Massive shake-up in NZ media: Why Trade Me took half of Stuff
Duncan Greive, founder of NZ creative agency Daylight and current affairs site The Spinoff, delves into why classifieds site Trade Me has just bought half of one NZ’s biggest media companies. This is a cross post from The Spinoff.
Yesterday was a landmark day in the history of New Zealand’s news media, with each of our largest news publishers undergoing major shakeups in ownership, governance or both. Stuff Digital, the most popular free-to-access news site in the country, has a new co-owner, with auction marketplace Trade Me taking a 50% stake in the business.
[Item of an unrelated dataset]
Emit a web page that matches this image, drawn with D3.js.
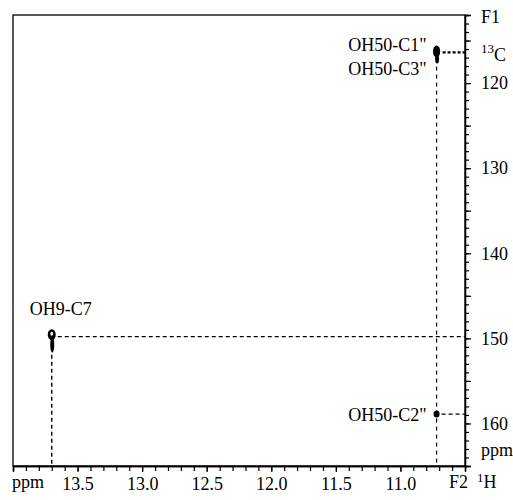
<!DOCTYPE html>
<html>
<head>
<meta charset="utf-8">
<script src="https://cdn.jsdelivr.net/npm/d3@7"></script>
<style>
  body { margin: 0; background: #fff; }
  svg text { font-family: "Liberation Serif", "Times New Roman", "DejaVu Serif", serif; fill: #000; }
</style>
</head>
<body>
<div id="vis"></div>
<script>
// peaks (1H ppm, 13C ppm)
var peakH = [13.70, 10.72, 10.72];
var peakC = [149.8, 116.4, 158.9];
var peakNames = [["OH9-C7"], ["OH50-C1\"", "OH50-C3\""], ["OH50-C2\""]];

// axis ticks
var hLabels = [13.5, 13.0, 12.5, 12.0, 11.5, 11.0];
var cLabels = [120, 130, 140, 150, 160];

var FONT = "Liberation Serif, Times New Roman, serif";
var width = 513, height = 500;
var m = {left: 13, right: 465, top: 15, bottom: 466};

var svg = d3.select("#vis").append("svg")
    .attr("width", width)
    .attr("height", height);

var x = d3.scaleLinear().domain([14.0, 10.5]).range([m.left, m.right]);
var y = d3.scaleLinear().domain([112, 165]).range([m.top, m.bottom]);

// frame
svg.append("rect")
  .attr("x", m.left).attr("y", m.top)
  .attr("width", m.right - m.left).attr("height", m.bottom - m.top)
  .attr("fill", "none").attr("stroke", "#000").attr("stroke-width", 1.3);

// bottom axis: minor ticks every 0.1 ppm, labels every 0.5
var xMinor = d3.axisBottom(x)
  .tickValues(d3.range(105, 141).map(function(d) { return d / 10; }))
  .tickSize(5).tickFormat("");
var xMajor = d3.axisBottom(x)
  .tickValues(hLabels).tickSize(6).tickPadding(5)
  .tickFormat(d3.format(".1f"));

svg.append("g").attr("transform", "translate(0," + m.bottom + ")").call(xMinor);
var gx = svg.append("g").attr("transform", "translate(0," + m.bottom + ")").call(xMajor);
gx.attr("font-family", FONT);
gx.selectAll("text").attr("font-size", 18).attr("font-family", FONT);

// right axis: ticks every 1 ppm
var yMinor = d3.axisRight(y)
  .tickValues(d3.range(112, 166))
  .tickSize(4).tickFormat("");
var yMajor = d3.axisRight(y)
  .tickValues(d3.range(115, 166, 5)).tickSize(6).tickPadding(10)
  .tickFormat(function(d) { return cLabels.indexOf(d) >= 0 ? d : ""; });

svg.append("g").attr("transform", "translate(" + m.right + ",0)").call(yMinor);
var gy = svg.append("g").attr("transform", "translate(" + m.right + ",0)").call(yMajor);
gy.attr("font-family", FONT);
gy.selectAll("text").attr("font-size", 18).attr("font-family", FONT);

svg.selectAll(".domain").attr("stroke-width", 1.3);
svg.selectAll(".tick line").attr("stroke-width", 1.2);

// axis captions
function caption(tx, ty, s) {
  return svg.append("text").attr("x", tx).attr("y", ty)
    .attr("font-size", 18).attr("font-family", FONT).text(s);
}
caption(12, 488, "ppm");
caption(449, 488, "F2");
var h1 = caption(477, 488, "");
h1.append("tspan").attr("font-size", 13).attr("dy", -6).text("1");
h1.append("tspan").attr("dy", 6).text("H");

caption(481, 23, "F1");
var c13 = caption(481, 53, "").attr("font-size", 13);
c13.append("tspan").text("13");
c13.append("tspan").attr("font-size", 18).attr("dy", 8).text("C");
caption(481, 456, "ppm");

// dashed guide lines from each peak
var guides = svg.append("g").attr("stroke", "#000").attr("fill", "none");
// OH9-C7
guides.append("line")
  .attr("x1", x(peakH[0]) + 6).attr("x2", m.right)
  .attr("y1", y(peakC[0])).attr("y2", y(peakC[0]))
  .attr("stroke-width", 1.2).attr("stroke-dasharray", "4,3");
guides.append("line")
  .attr("x1", x(peakH[0])).attr("x2", x(peakH[0]))
  .attr("y1", y(peakC[0]) + 18).attr("y2", m.bottom)
  .attr("stroke-width", 1.4).attr("stroke-dasharray", "4,3");
// OH50-C1"/C3"
guides.append("line")
  .attr("x1", x(peakH[1]) + 6).attr("x2", m.right)
  .attr("y1", y(peakC[1])).attr("y2", y(peakC[1]))
  .attr("stroke-width", 2.2).attr("stroke-dasharray", "3,2");
guides.append("line")
  .attr("x1", x(peakH[1])).attr("x2", x(peakH[1]))
  .attr("y1", y(peakC[1]) + 14).attr("y2", m.bottom)
  .attr("stroke-width", 1.2).attr("stroke-dasharray", "4,4");
// OH50-C2"
guides.append("line")
  .attr("x1", x(peakH[2]) + 5).attr("x2", m.right)
  .attr("y1", y(peakC[2])).attr("y2", y(peakC[2]))
  .attr("stroke-width", 1.2).attr("stroke-dasharray", "4,3");

// cross peaks drawn as small contour blobs
var blobs = [
  [{dx: 0, dy: -2, rx: 4, ry: 5.5, c: "#000"}, {dx: 0, dy: -3, rx: 1.4, ry: 2, c: "#fff"},
   {dx: 0.5, dy: 8, rx: 2, ry: 8, c: "#000"}],
  [{dx: 0, dy: -1, rx: 3.6, ry: 6, c: "#000"}, {dx: 0.5, dy: 6, rx: 2, ry: 5, c: "#000"}],
  [{dx: 0, dy: 0, rx: 3, ry: 3.5, c: "#000"}]
];
peakH.forEach(function(h, i) {
  var cx = x(h), cy = y(peakC[i]);
  svg.append("g").selectAll("ellipse")
    .data(blobs[i]).enter().append("ellipse")
      .attr("cx", function(d) { return cx + d.dx; })
      .attr("cy", function(d) { return cy + d.dy; })
      .attr("rx", function(d) { return d.rx; })
      .attr("ry", function(d) { return d.ry; })
      .attr("fill", function(d) { return d.c; });
});

// peak labels
var labelPos = [
  {x: x(peakH[0]) + 9, y: y(peakC[0]) - 22, anchor: "middle"},
  {x: x(peakH[1]) - 10, y: y(peakC[1]) - 1, anchor: "end"},
  {x: x(peakH[2]) - 10, y: y(peakC[2]) + 7, anchor: "end"}
];
peakNames.forEach(function(lines, i) {
  var t = svg.append("text")
    .attr("x", labelPos[i].x).attr("y", labelPos[i].y)
    .attr("text-anchor", labelPos[i].anchor)
    .attr("font-size", 18).attr("font-family", FONT);
  lines.forEach(function(s, j) {
    t.append("tspan").attr("x", labelPos[i].x).attr("dy", j ? 24 : 0).text(s);
  });
});
</script>
</body>
</html>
The timing of the announcement served to cast a lengthy shadow over a set piece which occurred a few hours later, at the headquarters of NZME, owners of the largest print newspaper and paywalled news audience, in the NZ Herald. The company’s annual shareholder meeting saw its chair resign, having adroitly dealt with an attempted coup and graciously fallen on her sword. She has been replaced by a former senior minister in the National party, Steven Joyce, after a lengthy campaign from Jim Grenon, a wealthy Canadian now resident in New Zealand. The latter is now a major shareholder, who decried the business’s performance, but also what he perceived as the quality and balance of its journalism.
Listen: Duncan Greive discusses the deal with former WBD exec Glen Kyne on The Fold (The Spinoff)
Stuff and Trade Me – star-crossed lovers and a tale of tech and news
It’s the deal between Stuff and Trade Me which has rightly attracted the most attention. Stuff has a tortured ownership history, resulting from the steady accumulation of dozens of newspaper titles, and the early and prescient launch of a unified national news brand under the name Stuff, more than 20 years ago. At the time, it was owned by Fairfax Media, later Nine, out of Australia. It has intimate history with Trade Me, having itself bought the auctions platform in 2006 for a reported $750m.